Cash Flow Squeeze Contradicts Earnings Growth

Despite reporting an 11% growth in Adjusted EBITDA, the company's Adjusted Free Cash Flow was effectively neutral—a jarring drop from the $152 million generated in 25Q1. Management attributed this to heavy cash utilization for working capital, specifically inventory acquisitions, and net repayments on non-recourse debt. This cash drain contradicts the narrative of a highly cash-generative quarter and requires close monitoring.

DRIVER🟢

Multi-Brand Expansion Gains Traction

The push into new demographics via targeted experiential brands is advancing. The company highlighted robust growth in the Margaritaville Vacation Club and Eddie Bauer Adventure Club. Furthermore, the announcement of a fourth Sports Illustrated Resort location in Baton Rouge strategically targets college-town markets with year-round events to smooth out historical seasonality.

Other KPIs

Shareholder Returns (26Q1)$128 million

The company aggressively returned capital, repurchasing 1.2 million shares for $87 million (average price $72.51) and paying $41 million in dividends. The buyback pace has accelerated compared to the $70 million spent in 25Q1, supported by an $832 million remaining authorization.

Timeshare Receivables Securitization$325 million

Closed a term securitization on March 26, 2026, with a weighted average coupon of 5.11% and a 98% advance rate. This marks a slight improvement from the 5.2% coupon secured in 25Q1, indicating stable credit market access and resilient underlying loan portfolio health.

Guidance

26Q2 Adjusted EBITDA$260 - $270 million

Accelerating sequentially. The midpoint of $265 million represents a sharp increase from 26Q1's $225 million and implies a ~6% YoY growth over 25Q2's $250 million, maintaining a healthy mid-single-digit growth trajectory.

26Q2 Gross VOI Sales$660 - $690 million

Accelerating sequentially from Q1's $549 million, aligning with normal seasonal patterns. The midpoint of $675 million suggests solid YoY growth, reflecting continued confidence in tour flow and VPG stability.

FY26 Adjusted EBITDA$1,030 - $1,055 million

Stable. Management reaffirmed the full-year target. The midpoint of $1.04 billion implies ~5% growth over FY25's $990 million, relying heavily on the Vacation Ownership segment's margin expansion to offset the ongoing Travel & Membership weakness.

Key Questions

Margin Floor for T&M Segment

With Travel Club transactions surging 17% but revenue per transaction dropping 19%, what is the path to stabilizing margins in the Travel & Membership segment before it completely erodes consolidated profitability?
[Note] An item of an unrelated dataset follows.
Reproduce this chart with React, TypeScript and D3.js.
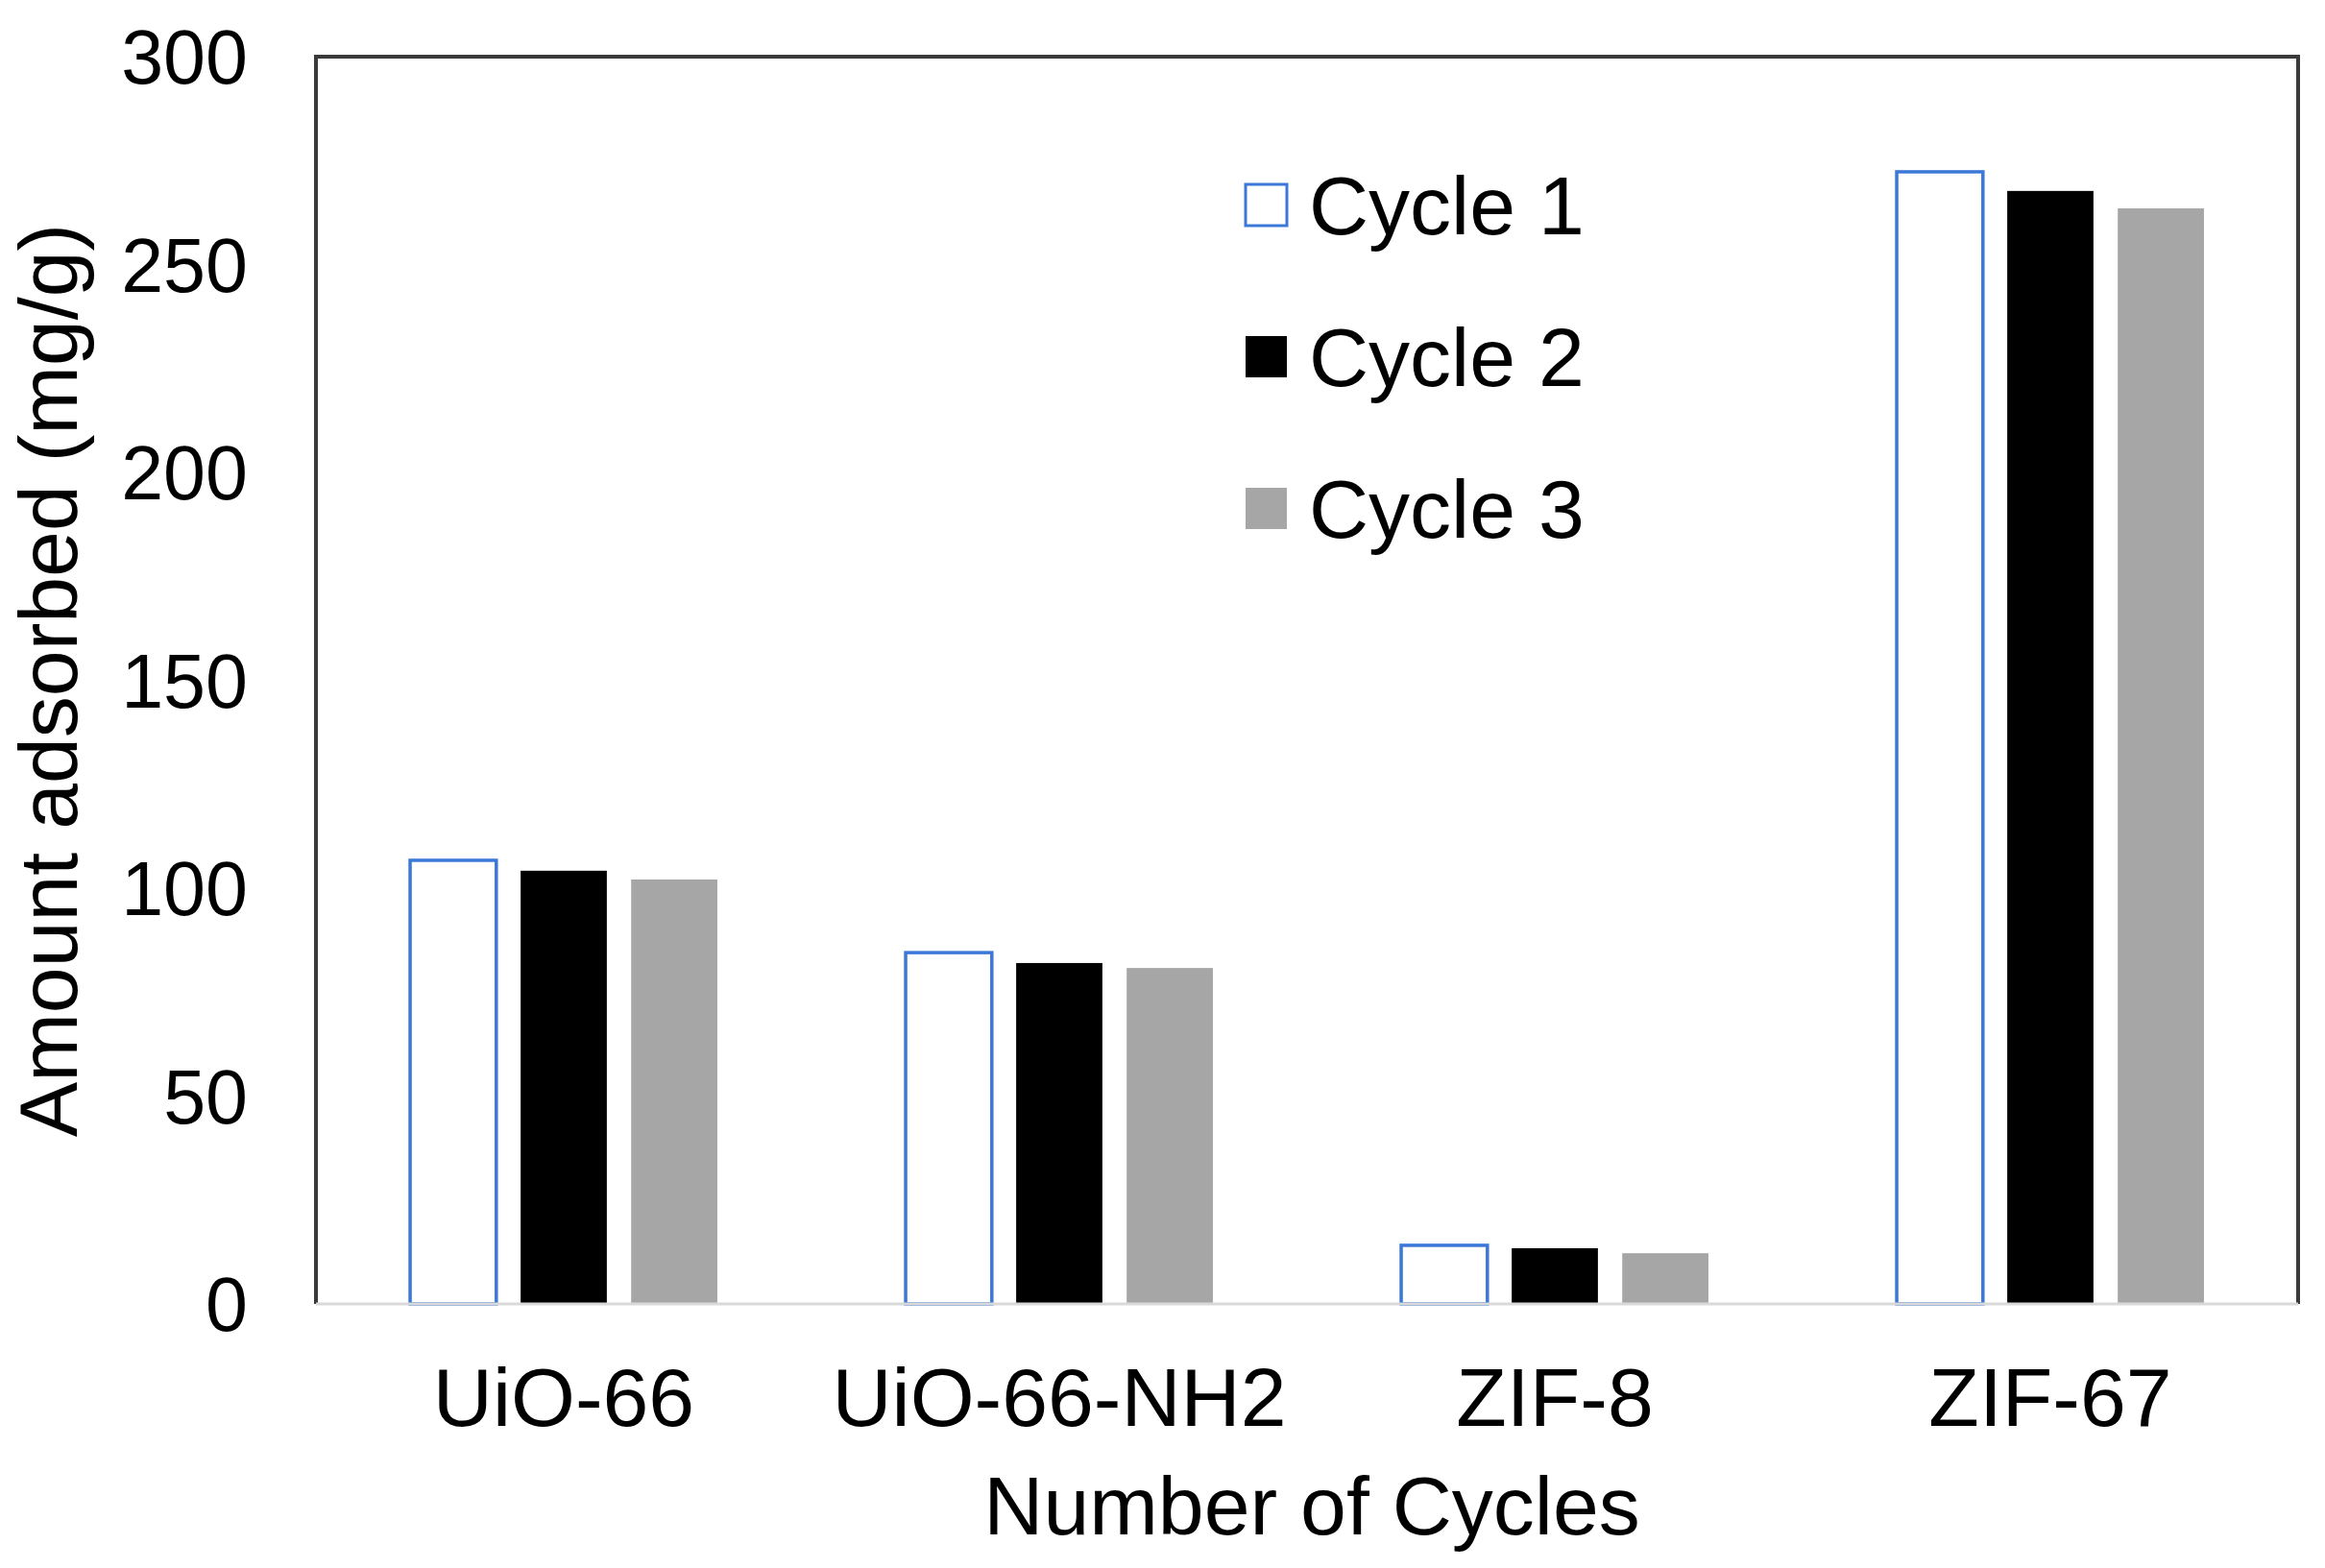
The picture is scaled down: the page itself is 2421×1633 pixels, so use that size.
import * as d3 from "d3";
import React, { useEffect, useRef } from "react";

const categories = ["UiO-66", "UiO-66-NH2", "ZIF-8", "ZIF-67"];
const seriesNames = ["Cycle 1", "Cycle 2", "Cycle 3"];
const cycle1 = [106.7, 84.5, 14.1, 272.3];
const cycle2 = [104.2, 82.0, 13.4, 267.7];
const cycle3 = [102.1, 80.8, 12.2, 263.5];
const yTicks = [0, 50, 100, 150, 200, 250, 300];

const WIDTH = 2421;
const HEIGHT = 1633;
const margin = { top: 59, right: 28, bottom: 275, left: 329 };
const FONT = "'Liberation Sans', Arial, Helvetica, sans-serif";
const BLUE = "#3C78D8";

const styles = [
  { fill: "#ffffff", stroke: BLUE },
  { fill: "#000000", stroke: "none" },
  { fill: "#a6a6a6", stroke: "none" }
];

export default function App() {
  const ref = useRef<SVGSVGElement>(null);

  useEffect(() => {
    const root = d3.select(ref.current);
    root.selectAll("*").remove();

    const w = WIDTH - margin.left - margin.right;
    const h = HEIGHT - margin.top - margin.bottom;
    const svg = root
      .append("g")
      .attr("transform", "translate(" + margin.left + "," + margin.top + ")");

    const series = [cycle1, cycle2, cycle3];

    // category bands, Excel style: half gap at each end
    const x0 = d3
      .scaleBand()
      .domain(categories)
      .range([0, w])
      .paddingInner(0.38)
      .paddingOuter(0.19);
    const x1 = d3
      .scaleBand()
      .domain(seriesNames)
      .range([0, x0.bandwidth()])
      .paddingInner(0.22)
      .paddingOuter(0);
    const y = d3.scaleLinear().domain([0, 300]).range([h, 0]);

    // bars
    series.forEach((values, si) => {
      svg
        .append("g")
        .selectAll("rect")
        .data(values)
        .enter()
        .append("rect")
        .attr("x", (d, i) => (x0(categories[i]) as number) + (x1(seriesNames[si]) as number))
        .attr("y", d => y(d))
        .attr("width", x1.bandwidth())
        .attr("height", d => h - y(d))
        .style("fill", styles[si].fill)
        .style("stroke", styles[si].stroke)
        .style("stroke-width", si === 0 ? 3.5 : 0);
    });

    // plot frame: top, left, right dark; bottom is the light axis line
    svg
      .append("path")
      .attr("d", "M0," + h + "V0H" + w + "V" + h)
      .style("fill", "none")
      .style("stroke", "#3a3a3a")
      .style("stroke-width", 4);
    svg
      .append("line")
      .attr("x1", 0)
      .attr("x2", w)
      .attr("y1", h)
      .attr("y2", h)
      .style("stroke", "#d9d9d9")
      .style("stroke-width", 3);

    // y tick labels
    svg
      .append("g")
      .selectAll("text")
      .data(yTicks)
      .enter()
      .append("text")
      .attr("x", -71)
      .attr("y", d => y(d))
      .attr("dy", "0.36em")
      .attr("text-anchor", "end")
      .style("font-family", FONT)
      .style("font-size", "79px")
      .text(d => d);

    // category labels
    svg
      .append("g")
      .selectAll("text")
      .data(categories)
      .enter()
      .append("text")
      .attr("x", d => (x0(d) as number) + x0.bandwidth() / 2)
      .attr("y", h + 127)
      .attr("text-anchor", "middle")
      .style("font-family", FONT)
      .style("font-size", "86px")
      .text(d => d);

    // axis titles
    svg
      .append("text")
      .attr("x", w / 2 + 5)
      .attr("y", h + 240)
      .attr("text-anchor", "middle")
      .style("font-family", FONT)
      .style("font-size", "86px")
      .text("Number of Cycles");
    svg
      .append("text")
      .attr("transform", "translate(" + (80 - margin.left) + "," + h / 2 + ") rotate(-90)")
      .attr("text-anchor", "middle")
      .style("font-family", FONT)
      .style("font-size", "86px")
      .text("Amount adsorbed (mg/g)");

    // legend
    const legend = svg
      .append("g")
      .attr("transform", "translate(" + (1297 - margin.left) + "," + (213 - margin.top) + ")");
    seriesNames.forEach((name, i) => {
      const row = legend.append("g").attr("transform", "translate(0," + i * 158 + ")");
      row
        .append("rect")
        .attr("x", 0)
        .attr("y", -21)
        .attr("width", 43)
        .attr("height", 43)
        .style("fill", styles[i].fill)
        .style("stroke", styles[i].stroke)
        .style("stroke-width", i === 0 ? 3 : 0);
      row
        .append("text")
        .attr("x", 66)
        .attr("y", 0)
        .attr("dy", "0.36em")
        .style("font-family", FONT)
        .style("font-size", "86px")
        .text(name);
    });
  }, []);

  return (
    <svg
      ref={ref}
      width={WIDTH}
      height={HEIGHT}
      style={{ position: "absolute", left: 0, top: 0, background: "#fff" }}
    />
  );
}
Cash Flow Recovery Cadence

Given that Adjusted Free Cash Flow dropped to neutral due to heavy inventory acquisitions in Q1, what is the expected cadence for inventory spend and cash flow generation for the remainder of the year to meet annual targets?

Net Impact of Resort Optimization

The Resort Optimization initiative drove vital expense savings this quarter but also triggered $19 million in impairments. Can you quantify the absolute net EBITDA tailwind expected from this initiative for the full year 2026?